Objective: Your task is to print, exactly and only, the lines from the start of the entries below through the line with "function lerp(x0, y0, x1, y1, x)". Include both ends, but skip the pictures.

Given data:
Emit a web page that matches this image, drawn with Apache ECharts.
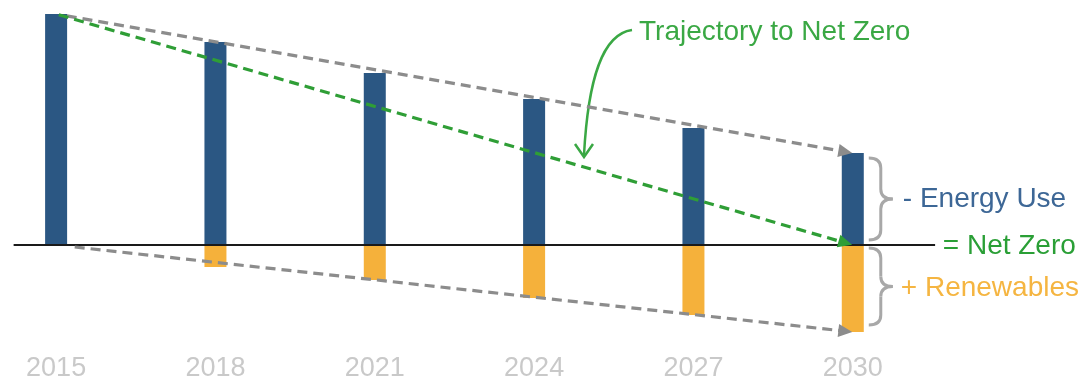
<!DOCTYPE html>
<html>
<head>
<meta charset="utf-8">
<script src="https://cdn.jsdelivr.net/npm/echarts@6/dist/echarts.min.js"></script>
<style>
html,body{margin:0;padding:0;background:#fff;}
#chart{width:1083px;height:379px;}
</style>
</head>
<body>
<div id="chart"></div>
<script>
// ---- data ----
const years = ['2015', '2018', '2021', '2024', '2027', '2030'];
const energyUse = [231, 203, 172, 146, 117, 92];     // above the net-zero line
const renewables = [0, 22, 35, 53, 70, 87];          // below the net-zero line
const labelEnergy = '- Energy Use';
const labelNetZero = '= Net Zero';
const labelRenew = '+ Renewables';
const labelTrajectory = 'Trajectory to Net Zero';

// ---- styling constants ----
const BLUE = '#2b5783', ORANGE = '#f5b13b', GREEN = '#2f9e36', GREY = '#8c8c8c';
const FONT = '"Liberation Sans", Arial, sans-serif';
const baseYear = +years[0];
const xs = years.map(y => +y - baseYear);
const last = xs.length - 1;
const arrowEnd = xs[last] - 0.14;   // arrow tips stop just left of the last bar

function lerp(x0, y0, x1, y1, x) { return y0 + (y1 - y0) * (x - x0) / (x1 - x0); }

function arrowLine(x0, y0, x1, y1, xs0, color) {
  const ys0 = lerp(x0, y0, x1, y1, xs0);
  const ye = lerp(x0, y0, x1, y1, arrowEnd);
  return {
    type: 'line', xAxisIndex: 0, yAxisIndex: 0, silent: true, z: 5,
    data: [[xs0, ys0], [arrowEnd, ye]],
    showSymbol: false, symbol: 'none', lineStyle: { opacity: 0 },
    markLine: {
      silent: true, animation: false,
      symbol: ['none', 'triangle'], symbolSize: [13, 14],
      label: { show: false },
      lineStyle: { color: color, width: 3.2, type: [10, 6] },
      emphasis: { disabled: true },
      data: [[{ coord: [xs0, ys0] }, { coord: [arrowEnd, ye] }]]
    }
  };
}

const chart = echarts.init(document.getElementById('chart'), null, { renderer: 'canvas' });

const option = {
  animation: false,
  backgroundColor: '#fff',
  grid: { left: 3, right: 124, top: 5, bottom: 29, containLabel: false, outerBoundsMode: 'none' },
  xAxis: {
    type: 'value', min: -1, max: 17, interval: 1,
    axisLine: { show: false }, axisTick: { show: false }, splitLine: { show: false },
    axisLabel: {
      margin: 5, color: '#c9c9c9', fontSize: 27, fontFamily: FONT,
      formatter: v => years.includes(String(baseYear + v)) ? String(baseYear + v) : ''
    }
  },
  yAxis: { type: 'value', min: -105, max: 240, show: false },
  series: [
    {
      type: 'bar', barWidth: 22, barGap: '-100%', z: 2,
      itemStyle: { color: BLUE },
      data: xs.map((x, i) => [x, energyUse[i]])
    },
    {
      type: 'bar', barWidth: 22, barGap: '-100%', z: 2,
      itemStyle: { color: ORANGE },
      data: xs.map((x, i) => [x, -renewables[i]])
    },
    // net-zero baseline
    {
      type: 'line', silent: true, z: 4, data: [[-0.8, 0], [16.55, 0]],
      showSymbol: false, symbol: 'none', lineStyle: { opacity: 0 },
      markLine: {
        silent: true, animation: false, symbol: ['none', 'none'],
        label: { show: false }, lineStyle: { color: '#1a1a1a', width: 2, type: 'solid' },
        data: [[{ coord: [-0.8, 0] }, { coord: [16.55, 0] }]]
      }
    },
    arrowLine(xs[0], energyUse[0], xs[last], energyUse[last], 0.2, GREY),
    arrowLine(xs[0], -renewables[0], xs[last], -renewables[last], 0.35, GREY),
    arrowLine(xs[0], energyUse[0], xs[last], 0, 0.05, GREEN)
  ]
};
chart.setOption(option);

// ---- annotations anchored to the chart scale ----
function px(x, y) { return chart.convertToPixel({ gridIndex: 0 }, [x, y]); }
const pTop = px(xs[last], energyUse[last]);
const pZero = px(xs[last], 0);
const pBot = px(xs[last], -renewables[last]);
const barX = pTop[0];

const braceStyle = { stroke: '#a8a8a8', lineWidth: 3, fill: null };
function brace(x0, y1, y2) {
  const xm = x0 + 12, xt = x0 + 24, r = 10, ym = (y1 + y2) / 2;
  const q = (ax, ay, cx, cy, bx, by) => ({ type: 'bezierCurve', silent: true,
    shape: { x1: ax, y1: ay, cpx1: cx, cpy1: cy, x2: bx, y2: by }, style: braceStyle });
  const l = (ax, ay, bx, by) => ({ type: 'line', silent: true,
    shape: { x1: ax, y1: ay, x2: bx, y2: by }, style: braceStyle });
  return [
    q(x0, y1, xm, y1, xm, y1 + r),
    l(xm, y1 + r, xm, ym - r),
    q(xm, ym - r, xm, ym, xt, ym),
    q(xt, ym, xm, ym, xm, ym + r),
    l(xm, ym + r, xm, y2 - r),
    q(xm, y2 - r, xm, y2, x0, y2)
  ];
}

const TGREEN = '#3aa844';
const TFONT = '28px ' + FONT;
chart.setOption({
  graphic: [
    ...brace(barX + 16, pTop[1] + 5, pZero[1] - 5),
    ...brace(barX + 16, pZero[1] + 3, pBot[1] - 7),
    { type: 'text', silent: true, x: barX + 50, y: (pTop[1] + pZero[1]) / 2,
      style: { text: labelEnergy, fill: '#3d6796', font: TFONT, align: 'left', verticalAlign: 'middle' } },
    { type: 'text', silent: true, x: barX + 90, y: pZero[1] + 1,
      style: { text: labelNetZero, fill: '#2a9f36', font: TFONT, align: 'left', verticalAlign: 'middle' } },
    { type: 'text', silent: true, x: barX + 48, y: (pZero[1] + pBot[1]) / 2,
      style: { text: labelRenew, fill: '#f5b541', font: TFONT, align: 'left', verticalAlign: 'middle' } },
    { type: 'text', silent: true, x: 639, y: 32,
      style: { text: labelTrajectory, fill: TGREEN, font: TFONT, align: 'left', verticalAlign: 'middle' } },
    { type: 'bezierCurve', silent: true,
      shape: { x1: 632, y1: 30, cpx1: 602, cpy1: 34, cpx2: 588, cpy2: 80, x2: 584, y2: 155 },
      style: { stroke: TGREEN, lineWidth: 2.5, fill: null } },
    { type: 'polyline', silent: true,
      shape: { points: [[575, 144], [584, 157], [593, 144]] },
      style: { stroke: TGREEN, lineWidth: 2.5, fill: null } }
  ]
});
</script>
</body>
</html>
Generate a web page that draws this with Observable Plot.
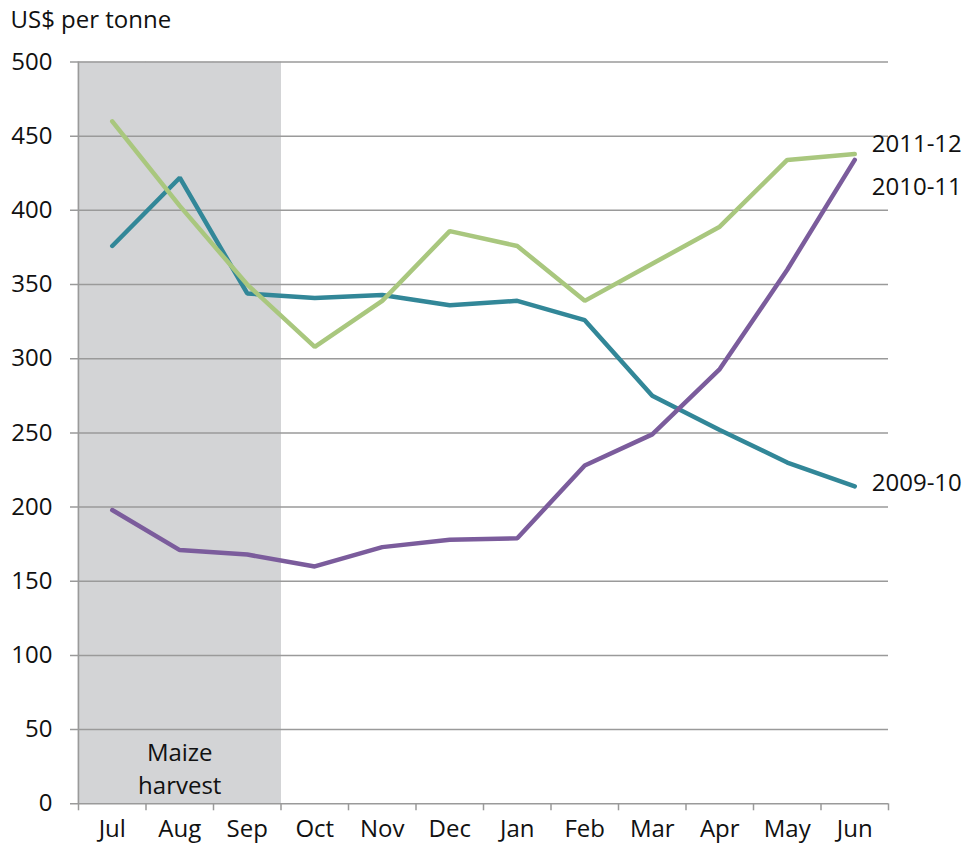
<!DOCTYPE html>
<html>
<head>
<meta charset="utf-8">
<script src="https://cdn.jsdelivr.net/npm/d3@7"></script>
<script src="https://cdn.jsdelivr.net/npm/@observablehq/plot@0.6"></script>
<style>
  html, body { margin: 0; padding: 0; background: #fff; }
  #chart svg { display: block; }
</style>
</head>
<body>
<div id="chart"></div>
<script>
const months = ["Jul","Aug","Sep","Oct","Nov","Dec","Jan","Feb","Mar","Apr","May","Jun"];
const harvestMonths = ["Jul","Aug","Sep"];
const yTicks = [0,50,100,150,200,250,300,350,400,450,500];
const series = ["2009-10","2010-11","2011-12"];
const values0910 = [376,422,344,341,343,336,339,326,275,252,230,214];
const values1011 = [198,171,168,160,173,178,179,228,249,293,360,434];
const values1112 = [460,403,350,308,339,386,376,339,364,389,434,438];
const colors = ["#328798","#7b5c9c","#a9c77e"];
const labelDy = [-3, 27, -10];

const allValues = [values0910, values1011, values1112];
const data = [];
series.forEach((s, i) => months.forEach((m, j) => data.push({series: s, month: m, value: allValues[i][j]})));

const W = 971, H = 845;
const mL = 78, mR = 83, mT = 61.5, mB = 41.7;
const bw = (W - mL - mR) / months.length;
const font = "'Open Sans', sans-serif";
const grid = "#9a9a9a";

const endLabels = series.map((s, i) =>
  Plot.text([{series: s, month: "Jun", value: allValues[i][11]}], {
    x: "month", y: "value", text: "series", dx: 17, dy: labelDy[i],
    textAnchor: "start", fontSize: 24, fill: "#111"
  })
);

const chart = Plot.plot({
  width: W, height: H,
  marginLeft: mL, marginRight: mR, marginTop: mT, marginBottom: mB,
  style: {fontFamily: font, fontSize: "24px", color: "#111", background: "#fff"},
  x: {type: "band", domain: months, padding: 0, round: false, label: null},
  y: {domain: [0, 500], label: null},
  color: {domain: series, range: colors},
  marks: [
    Plot.barY(harvestMonths, {x: d => d, y1: 0, y2: 500, fill: "#d3d4d6", insetLeft: -0.5, insetRight: -0.5}),
    Plot.ruleY(yTicks, {stroke: grid, strokeWidth: 1.5, insetLeft: -8}),
    Plot.ruleX(months, {x: d => d, y1: 0, y2: 0, dx: -bw / 2, insetBottom: -7, stroke: grid, strokeWidth: 1.5}),
    Plot.ruleX(["Jun"], {x: d => d, y1: 0, y2: 0, dx: bw / 2, insetBottom: -7, stroke: grid, strokeWidth: 1.5}),
    Plot.ruleX(["Jul"], {x: d => d, y1: 0, y2: 500, dx: -bw / 2, stroke: grid, strokeWidth: 1.5}),
    Plot.axisY({ticks: yTicks, tickSize: 0, tickPadding: 26, fontSize: 24, fill: "#111"}),
    Plot.axisX({tickSize: 0, tickPadding: 16, fontSize: 24, fill: "#111"}),
    Plot.line(data, {x: "month", y: "value", z: "series", stroke: "series", strokeWidth: 4.5, strokeLinejoin: "miter", strokeLinecap: "round"}),
    ...endLabels,
    Plot.text(["Maize\nharvest"], {x: () => "Aug", y: () => 0, text: d => d, lineAnchor: "bottom", lineHeight: 1.35, dy: -10, fontSize: 24, fill: "#111"}),
    Plot.text(["US$ per tonne"], {frameAnchor: "top-left", dx: -68, dy: -42, lineAnchor: "middle", textAnchor: "start", fontSize: 24, fill: "#111"})
  ]
});

document.getElementById("chart").appendChild(chart);
</script>
</body>
</html>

The solution:
Emit a web page that matches this image, drawn with Apache ECharts.
<!DOCTYPE html>
<html>
<head>
<meta charset="utf-8">
<script src="https://cdn.jsdelivr.net/npm/echarts@6/dist/echarts.min.js"></script>
<style>
html,body{margin:0;padding:0;background:#fff;}
#chart{width:1083px;height:379px;}
</style>
</head>
<body>
<div id="chart"></div>
<script>
// ---- data ----
const years = ['2015', '2018', '2021', '2024', '2027', '2030'];
const energyUse = [231, 203, 172, 146, 117, 92];     // above the net-zero line
const renewables = [0, 22, 35, 53, 70, 87];          // below the net-zero line
const labelEnergy = '- Energy Use';
const labelNetZero = '= Net Zero';
const labelRenew = '+ Renewables';
const labelTrajectory = 'Trajectory to Net Zero';

// ---- styling constants ----
const BLUE = '#2b5783', ORANGE = '#f5b13b', GREEN = '#2f9e36', GREY = '#8c8c8c';
const FONT = '"Liberation Sans", Arial, sans-serif';
const baseYear = +years[0];
const xs = years.map(y => +y - baseYear);
const last = xs.length - 1;
const arrowEnd = xs[last] - 0.14;   // arrow tips stop just left of the last bar

function lerp(x0, y0, x1, y1, x) { return y0 + (y1 - y0) * (x - x0) / (x1 - x0); }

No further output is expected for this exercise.